**** Provided data

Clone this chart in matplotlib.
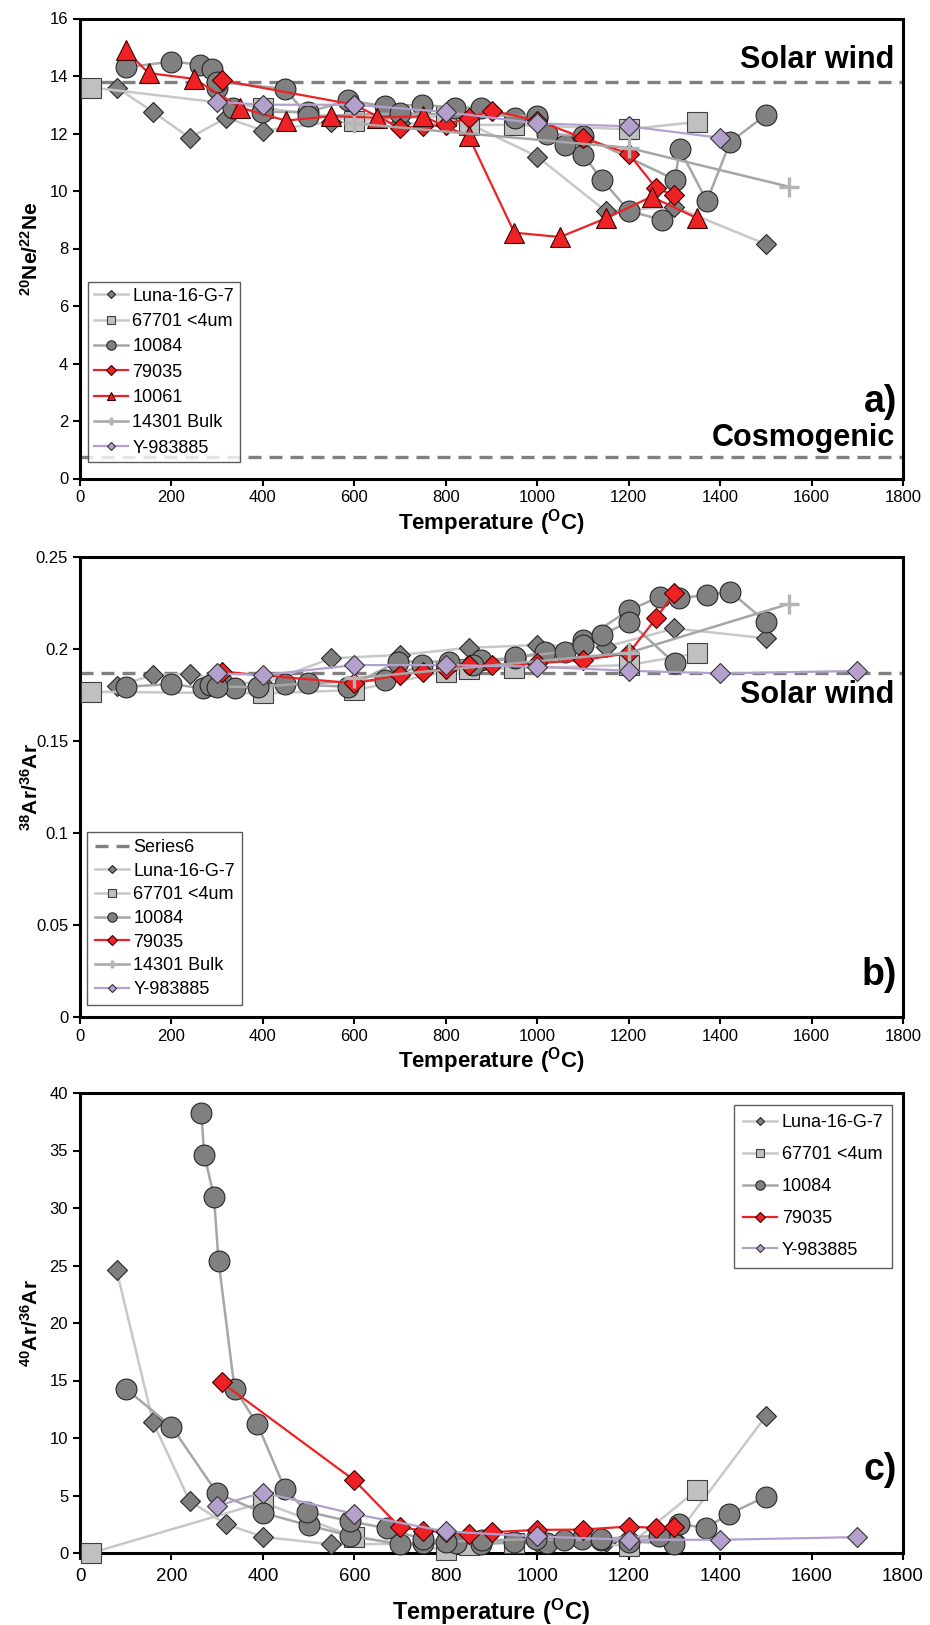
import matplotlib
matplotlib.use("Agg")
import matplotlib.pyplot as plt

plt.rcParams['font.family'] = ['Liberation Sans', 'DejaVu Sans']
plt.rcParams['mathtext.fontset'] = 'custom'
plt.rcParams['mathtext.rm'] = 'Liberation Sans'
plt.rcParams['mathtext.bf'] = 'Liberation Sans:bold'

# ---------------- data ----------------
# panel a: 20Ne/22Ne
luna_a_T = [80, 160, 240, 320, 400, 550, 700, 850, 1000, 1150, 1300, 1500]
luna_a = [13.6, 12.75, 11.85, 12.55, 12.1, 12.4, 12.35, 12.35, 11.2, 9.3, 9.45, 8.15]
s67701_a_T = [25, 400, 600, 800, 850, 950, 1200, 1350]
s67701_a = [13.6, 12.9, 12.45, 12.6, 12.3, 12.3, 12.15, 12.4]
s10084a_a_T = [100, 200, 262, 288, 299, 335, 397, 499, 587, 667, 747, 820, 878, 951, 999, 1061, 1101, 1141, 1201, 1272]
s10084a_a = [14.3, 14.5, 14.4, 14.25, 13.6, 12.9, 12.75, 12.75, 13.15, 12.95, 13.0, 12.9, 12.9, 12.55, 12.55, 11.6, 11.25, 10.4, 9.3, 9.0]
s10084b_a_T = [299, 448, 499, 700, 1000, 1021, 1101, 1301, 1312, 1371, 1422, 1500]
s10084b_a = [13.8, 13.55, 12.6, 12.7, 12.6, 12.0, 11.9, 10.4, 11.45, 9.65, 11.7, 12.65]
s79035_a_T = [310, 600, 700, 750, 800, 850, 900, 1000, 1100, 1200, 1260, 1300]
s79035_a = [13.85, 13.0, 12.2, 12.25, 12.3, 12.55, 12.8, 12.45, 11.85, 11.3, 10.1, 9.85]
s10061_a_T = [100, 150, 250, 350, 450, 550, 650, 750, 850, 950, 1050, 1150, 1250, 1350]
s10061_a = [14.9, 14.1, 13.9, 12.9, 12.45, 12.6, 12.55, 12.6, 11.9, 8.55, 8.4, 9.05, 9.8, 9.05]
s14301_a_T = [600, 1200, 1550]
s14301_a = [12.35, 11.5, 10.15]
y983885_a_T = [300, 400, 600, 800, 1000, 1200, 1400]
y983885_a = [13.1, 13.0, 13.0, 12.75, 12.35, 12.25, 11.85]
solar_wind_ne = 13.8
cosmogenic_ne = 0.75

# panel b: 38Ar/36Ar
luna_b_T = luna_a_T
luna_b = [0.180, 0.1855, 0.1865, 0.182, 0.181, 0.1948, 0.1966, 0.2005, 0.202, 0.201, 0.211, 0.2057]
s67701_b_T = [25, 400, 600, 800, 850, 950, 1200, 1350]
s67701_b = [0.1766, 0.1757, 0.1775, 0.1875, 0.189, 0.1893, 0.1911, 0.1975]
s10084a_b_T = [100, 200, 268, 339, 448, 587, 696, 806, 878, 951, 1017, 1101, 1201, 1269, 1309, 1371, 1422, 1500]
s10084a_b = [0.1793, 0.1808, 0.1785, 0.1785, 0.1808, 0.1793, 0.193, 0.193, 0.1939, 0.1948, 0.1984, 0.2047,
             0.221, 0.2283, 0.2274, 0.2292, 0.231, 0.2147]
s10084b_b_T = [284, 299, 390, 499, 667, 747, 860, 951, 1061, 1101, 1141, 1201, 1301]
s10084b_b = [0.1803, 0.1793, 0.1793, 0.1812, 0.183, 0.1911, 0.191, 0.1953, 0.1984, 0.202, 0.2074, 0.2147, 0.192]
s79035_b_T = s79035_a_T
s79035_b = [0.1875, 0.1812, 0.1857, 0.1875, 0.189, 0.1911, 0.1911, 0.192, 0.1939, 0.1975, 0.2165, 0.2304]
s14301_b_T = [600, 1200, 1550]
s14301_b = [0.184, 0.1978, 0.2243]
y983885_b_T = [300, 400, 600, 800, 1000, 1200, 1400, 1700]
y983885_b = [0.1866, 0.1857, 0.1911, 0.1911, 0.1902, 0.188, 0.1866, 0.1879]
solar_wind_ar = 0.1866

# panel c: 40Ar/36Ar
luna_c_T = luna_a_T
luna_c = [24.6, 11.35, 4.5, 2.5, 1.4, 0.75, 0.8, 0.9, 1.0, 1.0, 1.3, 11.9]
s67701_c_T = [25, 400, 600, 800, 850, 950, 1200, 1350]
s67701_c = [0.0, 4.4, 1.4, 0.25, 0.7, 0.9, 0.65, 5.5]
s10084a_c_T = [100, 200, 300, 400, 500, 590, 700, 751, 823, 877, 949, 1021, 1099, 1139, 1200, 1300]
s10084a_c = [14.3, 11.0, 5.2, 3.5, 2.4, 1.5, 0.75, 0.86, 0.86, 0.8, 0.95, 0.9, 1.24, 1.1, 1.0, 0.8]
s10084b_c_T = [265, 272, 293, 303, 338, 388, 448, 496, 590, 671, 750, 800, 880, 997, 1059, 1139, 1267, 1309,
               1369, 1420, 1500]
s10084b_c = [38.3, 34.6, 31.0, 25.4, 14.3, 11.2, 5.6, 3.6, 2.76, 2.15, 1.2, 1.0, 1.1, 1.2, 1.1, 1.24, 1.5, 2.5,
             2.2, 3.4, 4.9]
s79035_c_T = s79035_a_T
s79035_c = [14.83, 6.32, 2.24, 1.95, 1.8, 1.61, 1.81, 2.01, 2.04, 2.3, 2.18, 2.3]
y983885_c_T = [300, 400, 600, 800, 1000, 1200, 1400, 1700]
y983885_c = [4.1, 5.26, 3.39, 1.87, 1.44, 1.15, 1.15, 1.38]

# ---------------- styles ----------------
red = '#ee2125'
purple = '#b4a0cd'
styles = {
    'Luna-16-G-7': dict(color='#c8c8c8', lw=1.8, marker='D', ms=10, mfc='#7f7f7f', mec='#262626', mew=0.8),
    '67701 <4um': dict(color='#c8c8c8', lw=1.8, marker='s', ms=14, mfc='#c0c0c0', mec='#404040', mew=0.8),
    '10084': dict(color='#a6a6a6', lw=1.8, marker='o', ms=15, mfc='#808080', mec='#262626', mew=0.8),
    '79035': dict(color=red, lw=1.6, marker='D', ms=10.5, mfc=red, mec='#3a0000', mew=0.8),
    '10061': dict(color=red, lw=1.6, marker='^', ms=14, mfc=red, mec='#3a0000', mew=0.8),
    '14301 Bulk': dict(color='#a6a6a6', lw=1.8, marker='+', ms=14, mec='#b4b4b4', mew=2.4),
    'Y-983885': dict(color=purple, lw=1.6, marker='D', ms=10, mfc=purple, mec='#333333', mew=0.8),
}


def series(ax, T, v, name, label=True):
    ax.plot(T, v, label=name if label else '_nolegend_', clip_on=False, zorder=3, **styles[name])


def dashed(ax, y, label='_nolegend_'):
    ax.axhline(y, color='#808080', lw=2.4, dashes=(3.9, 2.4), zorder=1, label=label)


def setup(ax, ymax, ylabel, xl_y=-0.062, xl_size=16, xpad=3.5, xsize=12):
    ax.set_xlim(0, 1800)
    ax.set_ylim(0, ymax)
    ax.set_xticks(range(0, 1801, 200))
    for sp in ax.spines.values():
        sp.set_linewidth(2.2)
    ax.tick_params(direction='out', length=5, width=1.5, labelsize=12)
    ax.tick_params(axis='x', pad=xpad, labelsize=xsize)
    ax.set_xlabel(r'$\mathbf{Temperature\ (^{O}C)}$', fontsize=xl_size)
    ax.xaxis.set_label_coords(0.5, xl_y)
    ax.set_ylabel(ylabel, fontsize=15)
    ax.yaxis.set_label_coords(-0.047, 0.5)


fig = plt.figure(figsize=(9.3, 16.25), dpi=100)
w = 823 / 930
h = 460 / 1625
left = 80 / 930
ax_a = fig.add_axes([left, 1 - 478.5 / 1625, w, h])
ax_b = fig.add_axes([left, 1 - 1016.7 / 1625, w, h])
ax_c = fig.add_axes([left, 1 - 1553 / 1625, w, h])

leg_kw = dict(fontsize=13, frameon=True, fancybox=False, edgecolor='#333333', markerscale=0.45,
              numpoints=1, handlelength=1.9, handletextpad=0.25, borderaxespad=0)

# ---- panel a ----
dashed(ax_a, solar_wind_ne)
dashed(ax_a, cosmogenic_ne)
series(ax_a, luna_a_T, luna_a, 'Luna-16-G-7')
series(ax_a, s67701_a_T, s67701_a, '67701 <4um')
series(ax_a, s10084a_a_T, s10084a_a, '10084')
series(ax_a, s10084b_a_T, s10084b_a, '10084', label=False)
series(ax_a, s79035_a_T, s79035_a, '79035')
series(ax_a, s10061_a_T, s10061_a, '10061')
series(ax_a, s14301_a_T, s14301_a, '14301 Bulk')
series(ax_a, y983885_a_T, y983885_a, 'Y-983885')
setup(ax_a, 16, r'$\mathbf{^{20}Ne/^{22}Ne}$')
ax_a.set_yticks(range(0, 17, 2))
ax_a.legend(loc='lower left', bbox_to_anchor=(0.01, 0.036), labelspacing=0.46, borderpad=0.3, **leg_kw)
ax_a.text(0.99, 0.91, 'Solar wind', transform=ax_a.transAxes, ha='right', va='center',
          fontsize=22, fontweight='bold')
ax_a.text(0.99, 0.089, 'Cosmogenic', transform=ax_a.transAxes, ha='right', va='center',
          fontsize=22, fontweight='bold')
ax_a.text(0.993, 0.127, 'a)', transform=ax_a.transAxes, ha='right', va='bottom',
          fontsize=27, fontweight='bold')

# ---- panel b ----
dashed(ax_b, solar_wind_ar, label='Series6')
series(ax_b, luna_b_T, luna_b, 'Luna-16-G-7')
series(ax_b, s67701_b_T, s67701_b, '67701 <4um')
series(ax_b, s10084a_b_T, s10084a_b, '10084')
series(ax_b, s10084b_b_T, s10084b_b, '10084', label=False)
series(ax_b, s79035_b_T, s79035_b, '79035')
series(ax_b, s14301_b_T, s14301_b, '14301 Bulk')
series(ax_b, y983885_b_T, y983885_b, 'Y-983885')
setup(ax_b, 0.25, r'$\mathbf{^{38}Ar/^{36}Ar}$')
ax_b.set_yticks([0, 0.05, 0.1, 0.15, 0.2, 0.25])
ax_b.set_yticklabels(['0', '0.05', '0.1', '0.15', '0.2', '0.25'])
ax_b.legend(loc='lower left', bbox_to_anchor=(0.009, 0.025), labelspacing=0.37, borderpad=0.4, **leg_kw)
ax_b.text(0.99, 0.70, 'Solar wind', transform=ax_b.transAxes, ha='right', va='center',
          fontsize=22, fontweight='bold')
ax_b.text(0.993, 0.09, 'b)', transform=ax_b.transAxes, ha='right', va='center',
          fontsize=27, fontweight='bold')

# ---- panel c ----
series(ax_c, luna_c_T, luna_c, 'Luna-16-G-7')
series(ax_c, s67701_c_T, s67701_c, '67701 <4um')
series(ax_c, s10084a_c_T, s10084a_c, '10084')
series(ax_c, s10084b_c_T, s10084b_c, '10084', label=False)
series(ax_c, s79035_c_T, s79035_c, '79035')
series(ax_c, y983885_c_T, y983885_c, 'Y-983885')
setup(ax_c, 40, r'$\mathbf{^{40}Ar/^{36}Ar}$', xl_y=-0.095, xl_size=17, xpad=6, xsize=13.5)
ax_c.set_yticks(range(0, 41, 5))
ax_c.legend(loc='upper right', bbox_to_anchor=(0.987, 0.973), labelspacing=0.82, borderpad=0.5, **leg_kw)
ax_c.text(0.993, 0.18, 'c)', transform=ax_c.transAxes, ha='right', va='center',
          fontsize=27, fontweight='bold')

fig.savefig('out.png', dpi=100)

********

From the opening line of the listing above through the line bearing "plt.rcParams['mathtext.bf'] = 'Liberation", repeat each line exactly. Drop every picture.

Clone this chart in matplotlib.
import matplotlib
matplotlib.use("Agg")
import matplotlib.pyplot as plt

plt.rcParams['font.family'] = ['Liberation Sans', 'DejaVu Sans']
plt.rcParams['mathtext.fontset'] = 'custom'
plt.rcParams['mathtext.rm'] = 'Liberation Sans'
plt.rcParams['mathtext.bf'] = 'Liberation Sans:bold'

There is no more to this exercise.